Vincent van Gogh fans are lost in the starry internet night of ticket sellers as two competing exhibits about the famed Dutch painter head to NYC.
There’s the large-scale animated projection exhibit “Immersive Van Gogh” and then there’s “Van Gogh: The Immersive Experience.”
And the Better Business Bureau is warning New Yorkers that one of them is not like the other.
Their names and promotion material are confusingly similar, but those who’ve delved into the differences between the dueling experiences say there’s a huge difference. “Immersive Van Gogh” offers an impressive homage to the late artist created by Italian immersive-exhibition pioneer Massimiliano Siccardi and involving more than “500,000 cubic feet of projections.” It has gotten rave reviews during its multi-city run (“a cathartic and liberating experience,” wrote the Toronto Sun) and sold out in Toronto and Chicago, according to its website. It was even featured in Netflix’s “Emily in Paris.”
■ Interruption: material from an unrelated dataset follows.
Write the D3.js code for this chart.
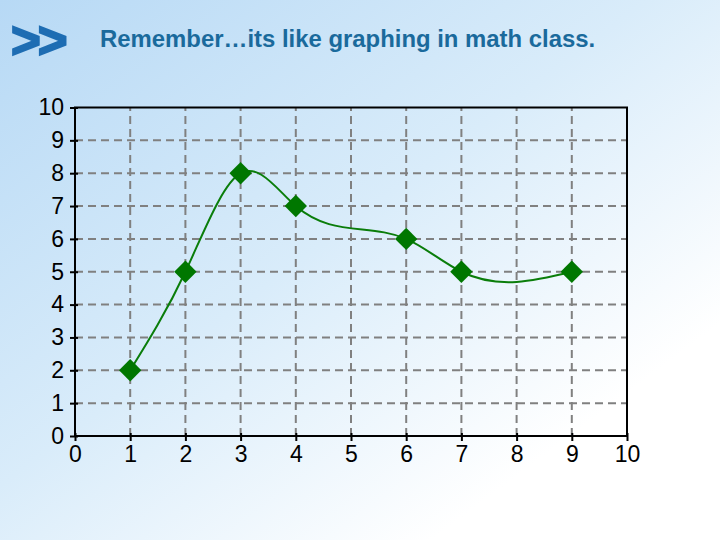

“Van Gogh: The Immersive Experience,” on the other hand, promises 360-degree projections, 15,000 square feet of screens, and “a one of kind Virtual Reality interactive,” according to its site, but watchdogs say its European-based ticketing platform is problematic, and fans of the painter say they’ve unintentionally bought tickets for it thinking it’s the slightly shorter-named homage.
“They had some issues in the past,” Mario Iacampo, a “Van Gogh: The Immersive Experience” producer told CBS of their ticketing platform, Fever, which the Better Business Bureau currently lists as having an F — the worst possible rating.